Em uma de minhas viagens, minha filha Carla, então com três anos, muito falante até hoje, me contou que já tinha aprendido porque o copo dela não se quebrava: - É porque ele é de plástilico, papai! A surpresa da descoberta, em palavra erra, me encantou naquele domingo, poucas horas antes de me despedir para retornar à rotina na cidade grande. A rodoviária me esperava e era no ônibus que as lágrimas corriam do meu rosto, enquanto eu olhava pela janela a noite escura do lado de fora. Minhas quatro meninas estavam em casa com minha esposa, sem mim, e isso não era justo! Eu não estava cumprindo o meu dever de provedor, de cuidador e protetor da minha família, que aprendi com o meu pai. Então, para quê eu servia?

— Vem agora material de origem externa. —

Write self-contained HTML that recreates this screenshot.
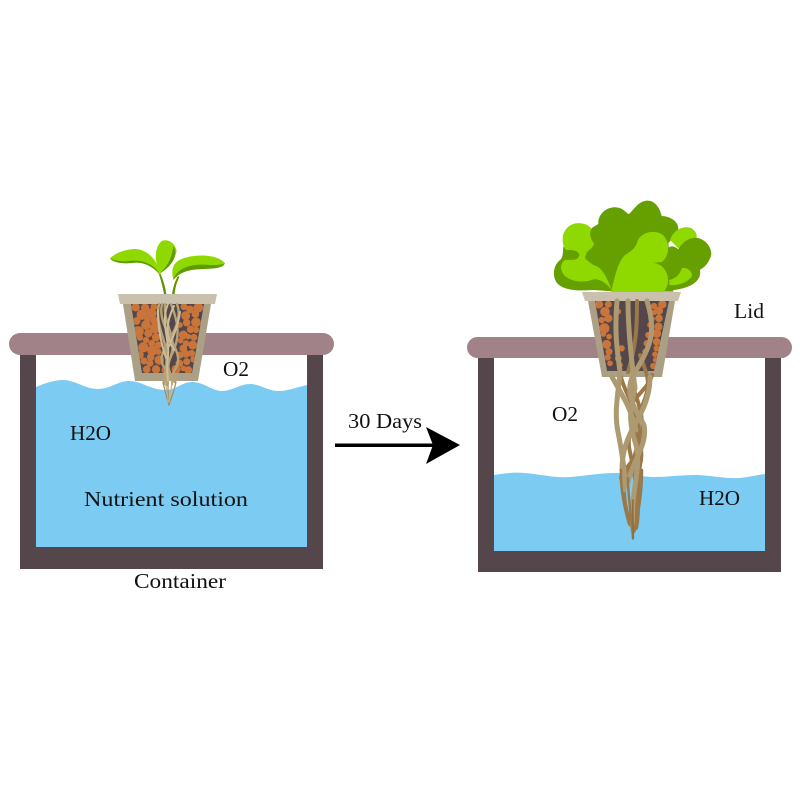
<!DOCTYPE html>
<html><head><meta charset="utf-8"><style>html,body{margin:0;padding:0;background:#fff}svg{display:block}text{font-family:"Liberation Serif","DejaVu Serif",serif;font-size:21px;fill:#111}</style></head><body>
<svg width="800" height="800" viewBox="0 0 800 800" xmlns="http://www.w3.org/2000/svg">
<defs>
<clipPath id="cl"><path d="M131 304H204L192 373H142Z"/></clipPath>
<clipPath id="cr"><path d="M595 301H669L654 371H607Z"/></clipPath>
</defs>
<rect width="800" height="800" fill="#fff"/>

<!-- left container -->
<path d="M36 387C48 382 56 380 63 380C75 380 85 389 98 389C110 389 118 381 129 381C142 381 150 390 166 390C176 390 182 382 192 382C204 382 212 391 222 391C232 391 240 384 250 384C260 384 268 391 278 391C288 391 298 387 307 385V547H36Z" fill="#7bcbf2"/>
<path d="M20 350H36V547H307V350H323V569H20Z" fill="#54464a"/>
<rect x="9" y="333" width="325" height="22" rx="11" fill="#a08288"/>

<!-- left plant -->
<g transform="translate(90 230) scale(.3333)">
<path d="M222 192C218 170 213 150 206 130L211 130C220 150 226 170 229 192Z" fill="#5d9400"/>
<path d="M246 192C250 170 254 155 264 138L268 141C260 158 256 172 254 192Z" fill="#5d9400"/>
<path d="M210 135C205 90 170 55 130 57C100 60 75 70 60 85C70 100 110 102 135 98C165 95 195 115 210 135Z" fill="#8fd900"/>
<path d="M210 135C195 105 165 90 125 92C105 95 80 95 60 85C70 100 110 102 135 98C165 95 195 115 210 135Z" fill="#5f9a00"/>
<path d="M210 130C195 100 190 55 215 33C235 25 255 40 260 62C255 90 235 115 210 130Z" fill="#8fd900"/>
<path d="M210 130C235 105 245 85 250 48C265 75 250 105 210 130Z" fill="#5f9a00"/>
<path d="M250 150C240 110 255 90 290 82C330 72 385 75 405 100C395 118 360 115 320 118C290 120 265 130 250 150Z" fill="#8fd900"/>
<path d="M250 150C258 122 285 106 330 104C355 104 385 108 405 100C395 118 360 115 320 118C290 120 265 130 250 150Z" fill="#5f9a00"/>
</g>
<path d="M118 294H217L215 304H120Z" fill="#c9c1ae"/>
<path d="M123 304H211L198 381H135Z" fill="#ab9f86"/>
<path d="M131 304H204L192 373H142Z" fill="#54464a"/>
<g clip-path="url(#cl)"><g transform="translate(120 300) scale(.3333)" fill="#c8743a" stroke="#c8743a" stroke-width="5">
<circle cx="47" cy="22" r="10"/><circle cx="75" cy="23" r="10"/><circle cx="102" cy="20" r="8"/><circle cx="65" cy="44" r="13"/><circle cx="94" cy="40" r="13"/><circle cx="50" cy="63" r="9"/><circle cx="82" cy="58" r="7"/><circle cx="103" cy="62" r="10"/><circle cx="78" cy="75" r="12"/><circle cx="55" cy="95" r="14"/><circle cx="105" cy="85" r="13"/><circle cx="85" cy="100" r="10"/><circle cx="108" cy="112" r="10"/><circle cx="78" cy="120" r="7"/><circle cx="95" cy="130" r="8"/><circle cx="60" cy="113" r="7"/><circle cx="70" cy="142" r="13"/><circle cx="97" cy="152" r="13"/><circle cx="115" cy="135" r="8"/><circle cx="60" cy="165" r="9"/><circle cx="92" cy="172" r="9"/><circle cx="118" cy="180" r="12"/><circle cx="72" cy="183" r="8"/><circle cx="90" cy="190" r="8"/><circle cx="80" cy="208" r="9"/><circle cx="108" cy="208" r="10"/><circle cx="135" cy="210" r="8"/><circle cx="115" cy="155" r="7"/>
<circle cx="192" cy="20" r="8"/><circle cx="210" cy="28" r="9"/><circle cx="235" cy="23" r="12"/><circle cx="197" cy="47" r="11"/><circle cx="226" cy="42" r="9"/><circle cx="228" cy="67" r="12"/><circle cx="200" cy="68" r="9"/><circle cx="180" cy="75" r="6"/><circle cx="212" cy="88" r="9"/><circle cx="190" cy="105" r="11"/><circle cx="228" cy="90" r="7"/><circle cx="205" cy="110" r="6"/><circle cx="222" cy="112" r="8"/><circle cx="182" cy="122" r="6"/><circle cx="198" cy="130" r="7"/><circle cx="218" cy="135" r="11"/><circle cx="190" cy="145" r="9"/><circle cx="215" cy="160" r="8"/><circle cx="180" cy="165" r="8"/><circle cx="198" cy="162" r="9"/><circle cx="220" cy="178" r="7"/><circle cx="178" cy="190" r="9"/><circle cx="200" cy="185" r="8"/><circle cx="190" cy="205" r="6"/><circle cx="168" cy="208" r="11"/><circle cx="205" cy="210" r="9"/>
</g></g>
<g fill="none" stroke-linecap="round">
<g stroke="#b5a277" stroke-width="2.4"><path d="M159 304C155 322 164 336 166 350S164 372 167 385"/><path d="M165 304C163 322 176 336 172 352S163 372 164 384"/><path d="M171 304C178 322 181 336 172 354S174 372 172 384"/><path d="M177 304C183 320 172 334 164 350S170 372 175 382"/><path d="M162 304C158 320 170 335 176 350S174 368 170 380"/></g>
<g stroke="#cdbd9a" stroke-width="2"><path d="M168 304C160 322 170 340 168 356S168 372 168 384"/><path d="M158 310C158 326 160 340 166 358"/><path d="M174 306C166 322 165 336 174 350"/><path d="M180 312C178 326 172 340 168 348"/></g>
<g stroke="#a68a5c" stroke-width="1.2"><path d="M163 382C165 392 167 398 169 405"/><path d="M176 382C174 392 171 398 169 405"/><path d="M168 382C168 392 168 398 169 405"/></g>
<g stroke="#c4b08a" stroke-width="1.2"><path d="M165 382C167 390 168 396 168 402"/><path d="M172 382C171 390 170 396 169 402"/></g>
</g>

<!-- right container -->
<path d="M494 475C505 473 515 472 525 473C545 475 555 478 570 477C585 476 600 473 615 473C632 473 640 477 655 477C668 477 680 475 695 475C710 475 725 479 740 478C750 477 758 475 765 474V551H494Z" fill="#7bcbf2"/>
<path d="M478 354H494V551H765V354H781V572H478Z" fill="#54464a"/>
<rect x="467" y="337" width="325" height="21" rx="10.5" fill="#a08288"/>

<!-- lettuce -->
<g transform="translate(550 200) scale(.3333)">
<path d="M40 140C38 160 40 172 30 180C10 195 5 230 22 250C45 275 100 272 130 270L200 275V150Z" fill="#669f00"/>
<path d="M38 115C40 85 65 65 95 70C115 73 128 85 130 100L135 140C115 155 100 165 108 178L130 195C150 200 165 215 185 270C170 250 150 235 130 238C100 250 60 245 42 225C30 210 30 190 45 180C60 178 85 185 88 165C85 150 65 150 50 150C40 145 38 130 38 115Z" fill="#8fd900"/>
<path d="M185 275C190 240 195 220 180 205C150 195 110 180 108 165C110 150 130 145 132 130C120 115 115 95 128 82L145 72C143 50 160 25 190 22C215 20 225 35 235 42L255 35V275Z" fill="#669f00"/>
</g>
<g transform="translate(630 200) scale(.3333)">
<path d="M-1 40C15 25 25 5 50 2C75 0 90 25 95 48C120 48 145 65 145 85C145 105 125 115 115 130L130 275H-1Z" fill="#669f00"/>
<path d="M120 120C130 90 160 75 185 85C200 95 205 110 195 125L150 150Z" fill="#8fd900"/>
<path d="M118 272C115 235 120 200 105 180C100 150 120 125 145 148C160 120 190 105 215 118C240 130 250 160 240 175C230 200 215 205 210 210C215 240 190 265 118 272Z" fill="#669f00"/>
<path d="M118 240C135 235 150 225 155 205C170 200 190 215 185 230C170 250 140 258 118 255Z" fill="#8fd900"/>
</g>
<path d="M611 293C615 275 618 262 625 255C633 250 636 247 638 240C642 232 655 229 663 235C670 242 670 255 662 262L651 263C660 262 668 270 668 280C668 286 666 289 663 293Z" fill="#8fd900"/>

<!-- right pot -->
<path d="M582 292H681L678 301H585Z" fill="#c9c1ae"/>
<path d="M588 301H675L662 377H602Z" fill="#ab9f86"/>
<path d="M595 301H669L654 371H607Z" fill="#54464a"/>
<g clip-path="url(#cr)"><g transform="translate(585 295) scale(.3333)" fill="#c8743a" stroke="#c8743a" stroke-width="5">
<circle cx="42" cy="28" r="10"/><circle cx="70" cy="28" r="8"/><circle cx="60" cy="50" r="12"/><circle cx="50" cy="75" r="7"/><circle cx="70" cy="70" r="10"/><circle cx="58" cy="100" r="13"/><circle cx="55" cy="117" r="6"/><circle cx="72" cy="125" r="6"/><circle cx="65" cy="148" r="11"/><circle cx="72" cy="170" r="8"/><circle cx="68" cy="187" r="7"/><circle cx="75" cy="205" r="6"/><circle cx="100" cy="50" r="6"/><circle cx="100" cy="190" r="8"/><circle cx="110" cy="160" r="7"/><circle cx="105" cy="210" r="6"/>
<circle cx="232" cy="28" r="10"/><circle cx="207" cy="33" r="7"/><circle cx="222" cy="47" r="10"/><circle cx="207" cy="52" r="6"/><circle cx="222" cy="70" r="9"/><circle cx="200" cy="72" r="7"/><circle cx="220" cy="95" r="10"/><circle cx="195" cy="90" r="6"/><circle cx="215" cy="115" r="11"/><circle cx="190" cy="120" r="7"/><circle cx="215" cy="140" r="9"/><circle cx="185" cy="145" r="7"/><circle cx="215" cy="160" r="7"/><circle cx="210" cy="178" r="6"/><circle cx="212" cy="195" r="6"/><circle cx="205" cy="213" r="7"/><circle cx="180" cy="170" r="6"/>
</g></g>

<!-- right roots -->
<g fill="none" stroke-linecap="round">
<g stroke="#9a784a" stroke-width="4"><path d="M637 301C637 330 636 345 628 372"/><path d="M640 355C645 370 650 378 647 392C640 420 624 430 630 452C635 475 640 500 634 530"/><path d="M652 375C650 385 640 392 633 402C625 420 647 440 640 465C636 490 640 510 636 528"/><path d="M621 377C625 395 642 415 638 440C635 465 625 470 624 490C624 510 630 520 631 525"/><path d="M632 385C640 405 646 425 640 448C632 465 622 470 621 478"/></g>
<g stroke="#ad9a70" stroke-width="5"><path d="M617 301C614 335 618 355 620 372C618 395 614 412 618 432C622 452 626 475 624 490" /><path d="M628 301C628 330 632 365 635 388C630 410 628 420 636 445C642 470 630 490 633 530" /><path d="M647 301C656 330 652 345 635 372C622 392 636 410 644 425C648 445 632 462 628 482"/><path d="M650 377C650 400 640 415 632 430C624 445 622 460 622 470"/><path d="M612 377C622 395 632 410 636 430"/></g>
<g stroke="#9a784a" stroke-width="2.5"><path d="M621 470C620 490 625 510 629 524"/><path d="M642 470C642 495 638 515 634 532"/><path d="M628 478C628 500 632 520 633 538"/></g>
<g stroke="#8c6c3e" stroke-width="1.5"><path d="M633 500C632 515 634 530 633 539"/></g>
</g>

<!-- arrow -->
<rect x="335" y="443.5" width="100" height="3.5" fill="#000"/>
<path d="M426 427L460 445L426 464L433 445Z" fill="#000"/>

<!-- labels -->
<text x="223" y="376" textLength="26" lengthAdjust="spacingAndGlyphs">O2</text>
<text x="70" y="440" textLength="41" lengthAdjust="spacingAndGlyphs">H2O</text>
<text x="84" y="506" textLength="164" lengthAdjust="spacingAndGlyphs">Nutrient solution</text>
<text x="134" y="588" textLength="92" lengthAdjust="spacingAndGlyphs">Container</text>
<text x="348" y="428" textLength="74" lengthAdjust="spacingAndGlyphs">30 Days</text>
<text x="734" y="318" textLength="30" lengthAdjust="spacingAndGlyphs">Lid</text>
<text x="552" y="421" textLength="26" lengthAdjust="spacingAndGlyphs">O2</text>
<text x="699" y="505" textLength="41" lengthAdjust="spacingAndGlyphs">H2O</text>
</svg>
</body></html>
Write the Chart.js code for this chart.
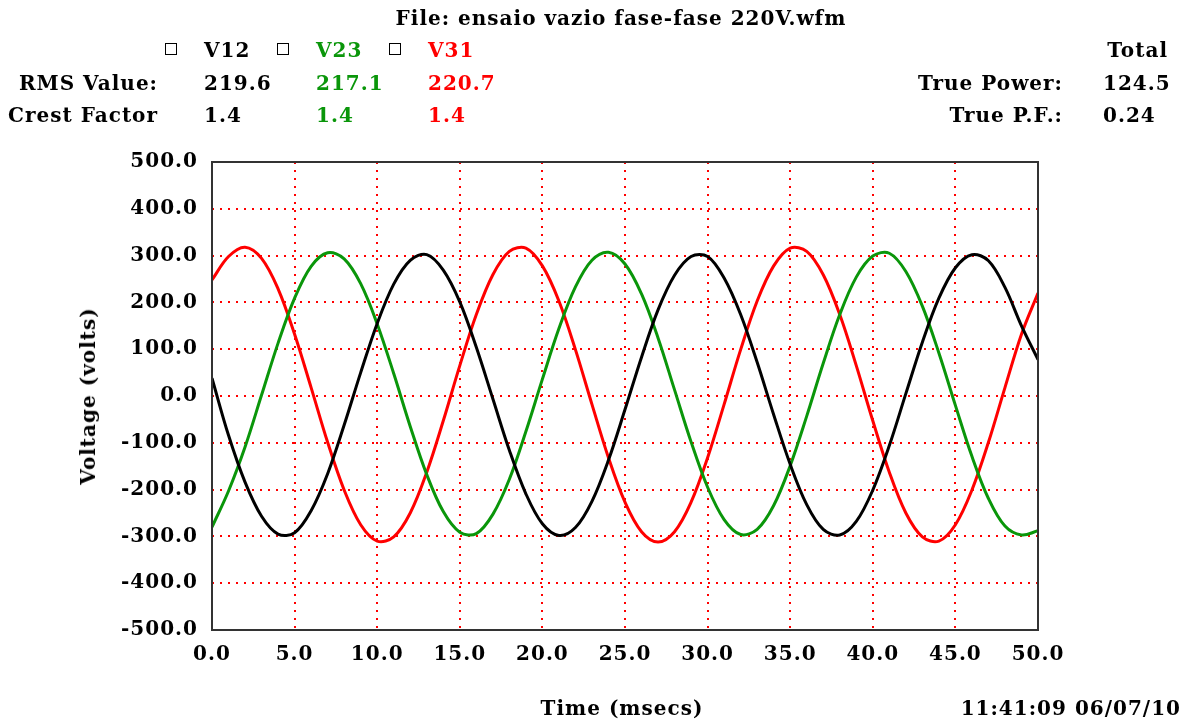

Meu pai, na porta da marcenaria










Em outra visita à minha casa (sim, eu era visitante a cada 15 dias), minha filhinha Josiane, com uns dois anos, começou a colocar no meu bolso, moedas que havia guardado num cofrinho e me lembro que chamei sua atenção várias vezes, enquanto brincávamos no chão da copa, de ladrilhos cor-de-rosa. Ela se divertia, e eu tentava educá-la, mostrando que sua atitude não estava sendo adequada. Muito pequena, ela não me obedecia e por vezes saía correndo de mim. Essa brincadeira de gato-e-rato se deu a tarde toda, até que me despedi para voltar à BH. Só então aprendi que as lições de vida acontecem a toda hora. Naquela noite, me faltou dinheiro para a passagem. Envergonhado, procurei trocados no bolso e não encontrei. Até que achei, no fundo do bolso, várias moedinhas e foram elas que me ajudaram a completar o valor do transporte. Num misto de vergonha e satisfação, contei o dinheiro, paguei e embarquei. E me culpei por não ter sido legal com minha filha, e sem querer, ela havia sido muito lega comigo. Foi a noite que mais chorei. E tomei a decisão de que sairia daquela vida de labuta sem prazer.
Na quinzena seguinte voltei à Divinópolis, peguei a minha família, pus no carro do meu cunhado (na época um Opala amarelo - ele era taxista), juntei alguns objetos como panelas, cobertores e alimentos, e viemos para Belo Horizonte. Passamos alguns meses na casa de parentes e algum tempo depois nos mudamos para um barracão longe do centro. Era da pior qualidade, muito precário. Mas, ali nos instalamos e não fomos felizes, mas sobrevivemos. Não sei como seria a minha vida se eu tivesse tomado outro rumo. Nunca saberemos como seríamos numa tomada de decisão fora do que imaginamos. Mas, percebo que a vida às vezes tem uma linha que já é traçada por Deus e não adianta ir contra isso. Só sei que a vida não tem muitos segredos, há apenas duas opções: ir ou ficar, sim ou não, querer ou não querer. Pronto. O que seremos diante disso, cabe à nós, mas quem manda é o destino. Esse e difícil de mudar.